* [Material]
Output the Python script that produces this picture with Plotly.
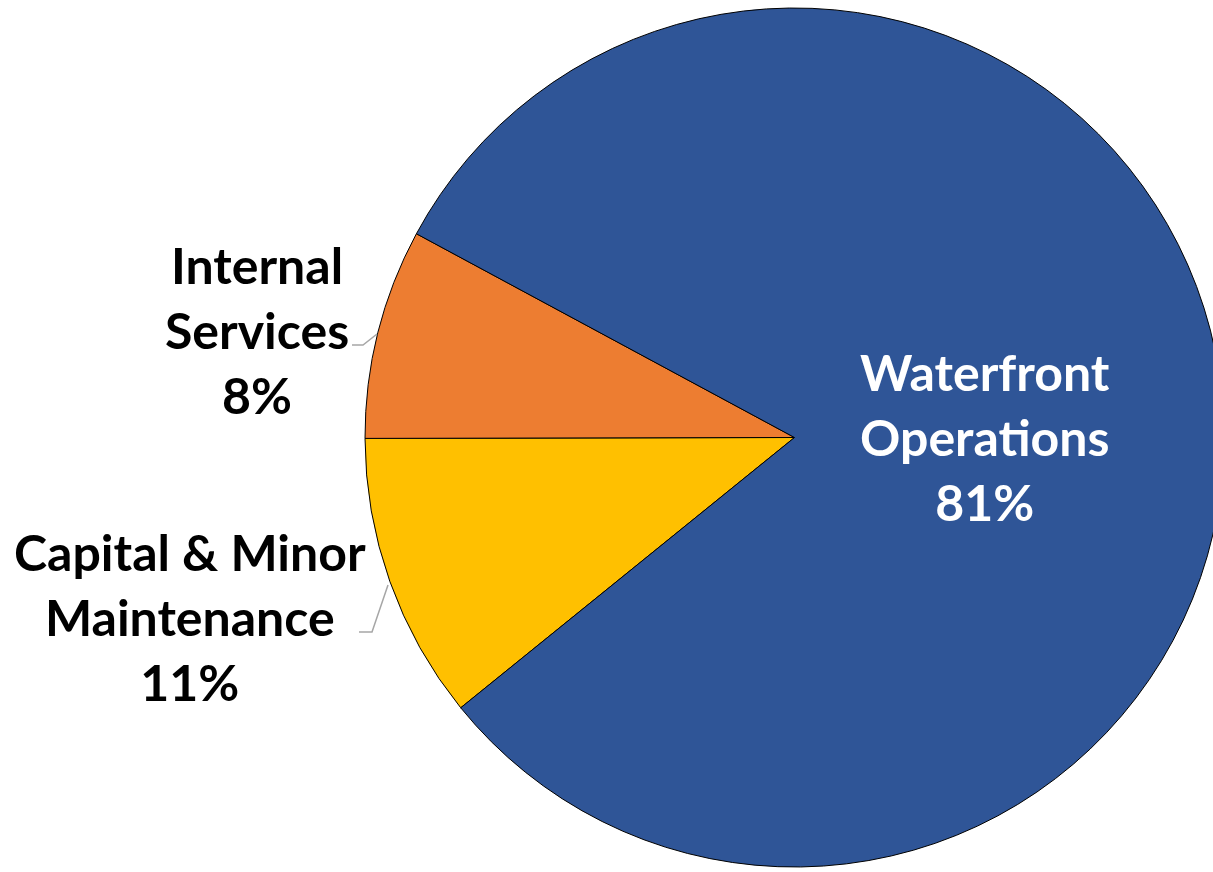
import plotly.graph_objects as go

labels = ["Capital & Minor Maintenance", "Internal Services", "Waterfront Operations"]
label_lines = [["Capital & Minor", "Maintenance"], ["Internal", "Services"], ["Waterfront", "Operations"]]
values = [10.8, 7.9, 81.3]
colors = ["#FFC000", "#ED7D31", "#2F5597"]

W, H = 1240, 872
total = sum(values)
pcts = [round(v / total * 100) for v in values]

def px(x, y):
    return x / W, 1 - y / H

fig = go.Figure(go.Pie(
    labels=labels, values=values, sort=False, direction="clockwise",
    rotation=231, marker=dict(colors=colors, line=dict(color="#000000", width=1)),
    textinfo="none", hoverinfo="label+percent", showlegend=False,
    domain=dict(x=[365 / W, 1224 / W], y=[1 - 867 / H, 1 - 8 / H]),
))

font = "Lato"
ann_pos = [(190, 617, "black"), (257, 330, "black"), (985, 437, "white")]
annotations = []
for lines, p, (x, y, c) in zip(label_lines, pcts, ann_pos):
    ax, ay = px(x, y)
    annotations.append(dict(
        x=ax, y=ay, xref="paper", yref="paper", showarrow=False,
        text="<b>" + "<br>".join(lines + [f"{p}%"]) + "</b>",
        font=dict(family=font, size=50, color=c), align="center",
        xanchor="center", yanchor="middle",
    ))

shapes = []
for pts in [[(352, 345), (363, 345), (377, 334)], [(359, 632), (372, 632), (388, 585)]]:
    path = "M " + " L ".join(f"{x / W} {1 - y / H}" for x, y in pts)
    shapes.append(dict(type="path", path=path, xref="paper", yref="paper",
                       line=dict(color="#A6A6A6", width=1.5)))

fig.update_layout(
    width=W, height=H, margin=dict(l=0, r=0, t=0, b=0),
    paper_bgcolor="white", plot_bgcolor="white",
    annotations=annotations, shapes=shapes,
)

fig.write_html("out.html", config={"displayModeBar": False},
               post_script="document.body.style.margin='0';document.body.style.overflow='hidden';document.documentElement.style.overflow='hidden';")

* [Goal] Repeat the data exactly, dropping every picture it holds.

* [Response]
Output the Python script that produces this picture with Plotly.
import plotly.graph_objects as go

labels = ["Capital & Minor Maintenance", "Internal Services", "Waterfront Operations"]
label_lines = [["Capital & Minor", "Maintenance"], ["Internal", "Services"], ["Waterfront", "Operations"]]
values = [10.8, 7.9, 81.3]
colors = ["#FFC000", "#ED7D31", "#2F5597"]

W, H = 1240, 872
total = sum(values)
pcts = [round(v / total * 100) for v in values]

def px(x, y):
    return x / W, 1 - y / H

fig = go.Figure(go.Pie(
    labels=labels, values=values, sort=False, direction="clockwise",
    rotation=231, marker=dict(colors=colors, line=dict(color="#000000", width=1)),
    textinfo="none", hoverinfo="label+percent", showlegend=False,
    domain=dict(x=[365 / W, 1224 / W], y=[1 - 867 / H, 1 - 8 / H]),
))

font = "Lato"
ann_pos = [(190, 617, "black"), (257, 330, "black"), (985, 437, "white")]
annotations = []
for lines, p, (x, y, c) in zip(label_lines, pcts, ann_pos):
    ax, ay = px(x, y)
    annotations.append(dict(
        x=ax, y=ay, xref="paper", yref="paper", showarrow=False,
        text="<b>" + "<br>".join(lines + [f"{p}%"]) + "</b>",
        font=dict(family=font, size=50, color=c), align="center",
        xanchor="center", yanchor="middle",
    ))

shapes = []
for pts in [[(352, 345), (363, 345), (377, 334)], [(359, 632), (372, 632), (388, 585)]]:
    path = "M " + " L ".join(f"{x / W} {1 - y / H}" for x, y in pts)
    shapes.append(dict(type="path", path=path, xref="paper", yref="paper",
                       line=dict(color="#A6A6A6", width=1.5)))

fig.update_layout(
    width=W, height=H, margin=dict(l=0, r=0, t=0, b=0),
    paper_bgcolor="white", plot_bgcolor="white",
    annotations=annotations, shapes=shapes,
)

fig.write_html("out.html", config={"displayModeBar": False},
               post_script="document.body.style.margin='0';document.body.style.overflow='hidden';document.documentElement.style.overflow='hidden';")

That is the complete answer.